I think just having public key posted in DNS record + the subscribers saving both "human name" and public key would be enough; even if someone takes over a domain every subscriber will get an alert that they key have changed; maybe have backup method of just storing `/.well-known/<social-network>/username with same info for those that don't/can't fuck with DNS.

Building on that the list of address+pubkeys can be put somewhere to search (DHT on server nodes?) so if someone moves shop they can still be found. Then the client could either subscribe directly to who they want (akin to RSS), or get on someone's instance (which would be akin to RSS aggregator) to participate in their community.

Disambiguating DHT in case it's helpful for others, even though I'm still unclear how this would be better than what ActivityPub does now: https://en.wikipedia.org/wiki/Mainline_DHT

MuteXR · 3 years ago

How would a DHT be any better than AP? It's not even close to doing the same thing, very few people would want something that comes with all the massive disadvantages that a DHT would bring.

aprdm · 3 years ago

Shopify, Basecamp and github sort of disagree with you.

cyberphobe · 3 years ago

These comments make me want to log off for a bit.

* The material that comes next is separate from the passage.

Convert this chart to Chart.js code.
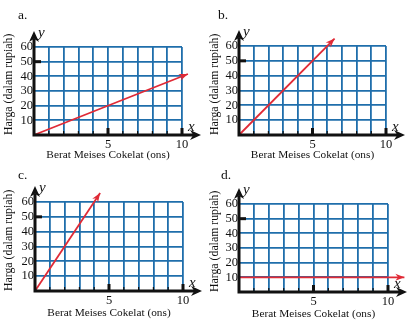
<!DOCTYPE html>
<html lang="en">
<head>
  <meta charset="UTF-8" />
  <title>Harga Meises Cokelat</title>
  <style>
    html, body { margin: 0; padding: 0; background: #fff; }
    .sheet { position: relative; width: 413px; height: 322px; }
    .panel { position: absolute; }
    canvas { display: block; }
  </style>
  <script src="https://cdn.jsdelivr.net/npm/chart.js"></script>
</head>
<body>
  <div class="sheet">
    <div class="panel" style="left:0;top:0"><canvas id="c0" width="206" height="161"></canvas></div>
    <div class="panel" style="left:206px;top:0"><canvas id="c1" width="207" height="161"></canvas></div>
    <div class="panel" style="left:0;top:161px"><canvas id="c2" width="206" height="161"></canvas></div>
    <div class="panel" style="left:206px;top:161px"><canvas id="c3" width="207" height="161"></canvas></div>
  </div>
  <script>
    const panelNames = ['a.', 'b.', 'c.', 'd.'];
    const xTickShown = [5, 10];
    const yTickShown = [10, 20, 30, 40, 50, 60];

    // weight (ons) and price points of each red line, last point is the arrow tip
    const weightA = [0, 10.4];
    const priceA = [0, 41.6];
    const weightB = [0, 6.5];
    const priceB = [0, 65];
    const weightC = [0, 4.4];
    const priceC = [0, 66];
    const weightD = [0, 11.1];
    const priceD = [10, 10];

    const weights = [weightA, weightB, weightC, weightD];
    const prices = [priceA, priceB, priceC, priceD];

    // plot box of each panel inside its canvas
    const frames = [
      { w: 206, h: 161, left: 34, top: 47, right: 182, bottom: 135, padB: 0,   nx: 18, ny: 19 },
      { w: 207, h: 161, left: 33, top: 46, right: 180, bottom: 135, padB: 0.5, nx: 12, ny: 19 },
      { w: 206, h: 161, left: 35, top: 41, right: 183, bottom: 130, padB: 3.5, nx: 18, ny: 18 },
      { w: 207, h: 161, left: 33, top: 43, right: 182, bottom: 131, padB: 2.5, nx: 15, ny: 18 }
    ];

    const RED = '#e02a36';
    const BLUE = '#1f6eab';
    const INK = '#111';
    const SERIF = '"Liberation Serif", "DejaVu Serif", serif';

    Chart.defaults.font.family = SERIF;
    Chart.defaults.color = INK;

    function arrow(ctx, tx, ty, ang, color, len, half) {
      ctx.save();
      ctx.translate(tx, ty);
      ctx.rotate(ang);
      ctx.fillStyle = color;
      ctx.beginPath();
      ctx.moveTo(0, 0);
      ctx.lineTo(-len, -half);
      ctx.lineTo(-len * 0.7, 0);
      ctx.lineTo(-len, half);
      ctx.closePath();
      ctx.fill();
      ctx.restore();
    }

    const decor = {
      id: 'decor',
      afterDatasetsDraw(chart, args, opts) {
        const { ctx, chartArea: a, scales: { x, y } } = chart;
        ctx.save();
        ctx.fillStyle = INK;
        // little ticks standing on the x axis
        for (let v = 1; v <= 10; v++) {
          const px = x.getPixelForValue(v);
          const big = v % 5 === 0;
          ctx.fillRect(px - (big ? 1.5 : 0.6), a.bottom - (big ? 7 : 4), big ? 3 : 1.2, big ? 7 : 4);
        }
        const p50 = y.getPixelForValue(50);
        ctx.fillRect(a.left, p50 - 1.5, 7, 3);

        // axes
        ctx.strokeStyle = INK;
        ctx.lineWidth = 3;
        ctx.beginPath();
        ctx.moveTo(a.left, a.bottom + 1.5);
        ctx.lineTo(a.left, a.top - 8);
        ctx.moveTo(a.left - 1.5, a.bottom);
        ctx.lineTo(a.right + 12, a.bottom);
        ctx.stroke();
        arrow(ctx, a.left, a.top - 16, -Math.PI / 2, INK, 11, 5);
        arrow(ctx, a.right + 19, a.bottom, 0, INK, 11, 5);

        // red arrow head at the end of the line
        const pts = chart.getDatasetMeta(0).data;
        const p0 = pts[pts.length - 2], p1 = pts[pts.length - 1];
        arrow(ctx, p1.x, p1.y, Math.atan2(p1.y - p0.y, p1.x - p0.x), RED, 9, 3.5);

        ctx.fillStyle = INK;
        ctx.font = 'italic 15px ' + SERIF;
        ctx.textBaseline = 'alphabetic';
        ctx.fillText('y', a.left + 4, a.top - 10);
        ctx.fillText('x', a.right + 6, a.bottom - 4);
        ctx.font = '13.5px ' + SERIF;
        ctx.fillText(opts.name, opts.nx, opts.ny);
        ctx.restore();
      }
    };

    frames.forEach((f, i) => {
      const points = weights[i].map((w, k) => ({ x: w, y: prices[i][k] }));
      new Chart(document.getElementById('c' + i), {
        type: 'scatter',
        data: {
          datasets: [{
            data: points,
            showLine: true,
            borderColor: RED,
            borderWidth: 1.8,
            pointRadius: 0,
            clip: false
          }]
        },
        options: {
          responsive: false,
          animation: false,
          devicePixelRatio: 1,
          layout: { padding: { left: 0, top: f.top, right: f.w - f.right, bottom: f.padB } },
          plugins: {
            legend: { display: false },
            tooltip: { enabled: false },
            decor: { name: panelNames[i], nx: f.nx, ny: f.ny }
          },
          scales: {
            x: {
              type: 'linear',
              min: 0,
              max: 10,
              afterFit: s => { s.height = f.h - f.padB - f.bottom; },
              ticks: {
                stepSize: 1,
                autoSkip: false,
                maxRotation: 0,
                padding: 2,
                font: { size: 12.5 },
                callback: v => xTickShown.includes(v) ? String(v) : ''
              },
              grid: { color: BLUE, lineWidth: 1.8, drawTicks: false },
              border: { display: false },
              title: {
                display: true,
                text: 'Berat Meises Cokelat (ons)',
                font: { size: 11.3, lineHeight: 1 },
                padding: 0
              }
            },
            y: {
              type: 'linear',
              min: 0,
              max: 60,
              afterFit: s => { s.width = f.left; },
              ticks: {
                stepSize: 10,
                autoSkip: false,
                padding: 1,
                font: { size: 12.5 },
                callback: v => yTickShown.includes(v) ? String(v) : ''
              },
              grid: { color: BLUE, lineWidth: 1.8, drawTicks: false },
              border: { display: false },
              title: {
                display: true,
                text: 'Harga (dalam rupiah)',
                align: 'start',
                font: { size: 11.8 },
                padding: { top: 2, bottom: 0 }
              }
            }
          }
        },
        plugins: [decor]
      });
    });
  </script>
</body>
</html>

Post: we hit scaling issues caused by our failing disks and running image hosting and databases over NFS

HN: It’s obviously Ruby on Rails fault

Hi. I wrote the post. Additionally I am responsible for operating Hachyderm (Ruby on Rails) and GitHub (Ruby on rails) for both my free-time and my day job.

I can say with certainty that Ruby specifically was not the bottleneck in our case. I do think that the rails paradigm can often lead to interdependent systems. We see this at GitHub and we also see this in Mastodon. Service A will do reads/writes against the same tables in the database that Service B also does. When service A is moved to an isolation zone, it can still impact Service B's performance.

In other words, I think any stateful framework with the flexibility that Ruby on Rails encourages bad behavior that can contribute to a noisy neighbor problem.

The point I am trying to drive home is that I agree. I can confidently say that Ruby on Rails is not the culprit in our case. To be honest I just ignore anyone who is quick to point fingers and assign blame either technically or personally.

Sorry hacker news got you down. If it helps my family and I are making Sunday morning pancakes with my puppy Björn today and we are all wishing you the best day ever.

aw thanks! I follow you on mastodon and it’s been great watching the updates as hachyderm grows

Is there any good architectural breakdown of Mastodon software?

It's surreal. I thought maybe I misread the post or something.